Güneş sistemimiz, keşfedilmeyi bekleyen birçok sırra ev sahipliği yapıyor. Bunlardan biri de Mars ve Jüpiter arasında yer alan Asteroit Kuşağı'nda bulunan cüce gezegen Ceres.
Bilim insanları uzun yıllardır Ceres'i yakından takip ediyor ve burada yaşamın izlerini arıyorlar. Peki, bu buzlu ve kayalık dünya, gerçekten de yaşam barındırabilir mi?
YAŞAM İHTİMALİ OLABİLİR
Bilim insanları yaptıkları araştırmada, cüce gezegen Ceres'teki bir okyanusta, yaşam için gerekli olan bazı organik maddelerin meydana gelmiş olabileceğini tespit etti.
Asteroit kuşağındaki en büyük gök cismi olan cüce gezegen Ceres'te, tuz ve hidrokarbonlar içeren buzlu bir yüzeyin altında tuzlu su okyanusları bulunuyor.
Ceres'te bulunan büyük gök taşı kraterlerinden biri olan "Ernutet" çevresinde yüzlerce kilometrekarelik alifatikler olarak adlandırılan organik kimyasalların yayıldığı alanlar keşfedildi.
Araştırmada, kraterdeki alifatik bileşenlerin, uzaydaki radyasyon bombardımanının etkisiyle çok çabuk yok olması nedeniyle nispeten kısa süre önce yüzeye çıkmış olabileceği ortaya çıktı.
Araştırmayı İtalya Ulusal Astrofizik Enstitüsü'nde gezegen bilimci olan Prof. Dr. Maria Cristina De Sanctis başkanlığında bir ekip yürüttü.
Ekip, ABD Havacılık ve Uzay Ajansının (NASA) 2012'deki "Dawn Görevi"nde elde edilen bilgiler uyarınca laboratuvarda Ceres'teki kimyasallara benzer içerikte bir karışım üretti.

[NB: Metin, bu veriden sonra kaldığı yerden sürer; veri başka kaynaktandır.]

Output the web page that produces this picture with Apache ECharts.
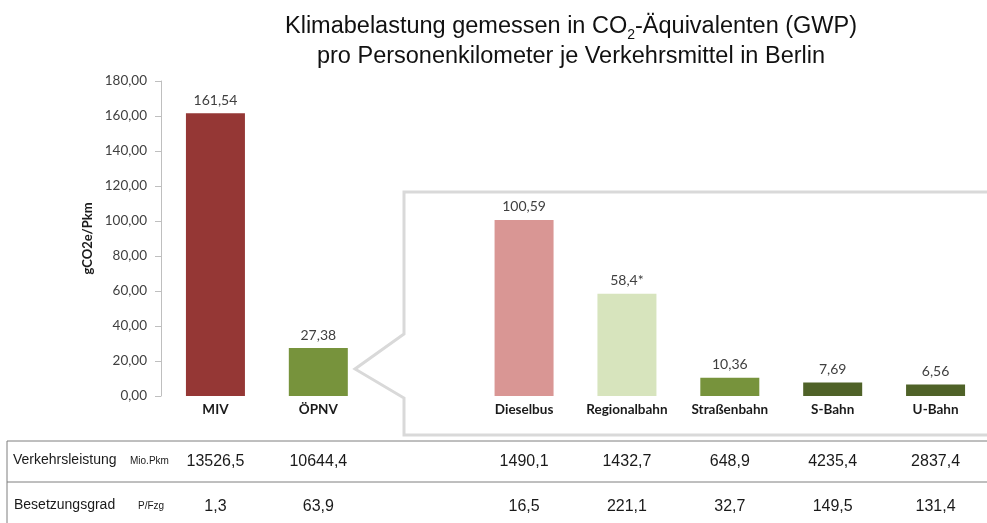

"Ernutet Krateri" çevresinde bulunan alifatik organikleri içeren karışım, organik molekülleri parçalayan "uzay aşındırmasını" taklit etmek için güçlü ultraviyole radyasyon ve hızlı hareket eden iyonlarla (elektrik yüklü atomlar) bombalandı.
Böylece söz konusu organik maddelerin çözünüm süresinden Ceres'in yüzeyinde ne kadar süredir bulunduğu tespit edilmeye çalışıldı.
Deney sonucunda, alifatik bileşiklerin bir miktar koruma sağlayan kil benzeri maddelerle karışmış olsa bile radyasyona dayanıklı olmadığı ortaya çıktı.
Araştırma, Ernutet Krateri çevresindeki bu tür hidrokarbonların bölgeye yaklaşık 10 milyon yıl içinde gelmiş olabileceğini gösterdi.
Ekip, Ceres'in ve özellikle de Ernutet Krateri'nin etrafındaki alanın, olası "yaşam barındıran" veya "yaşamı destekleyebilecek ortam" araştırmaları için adaylardan biri olduğuna işaret etti.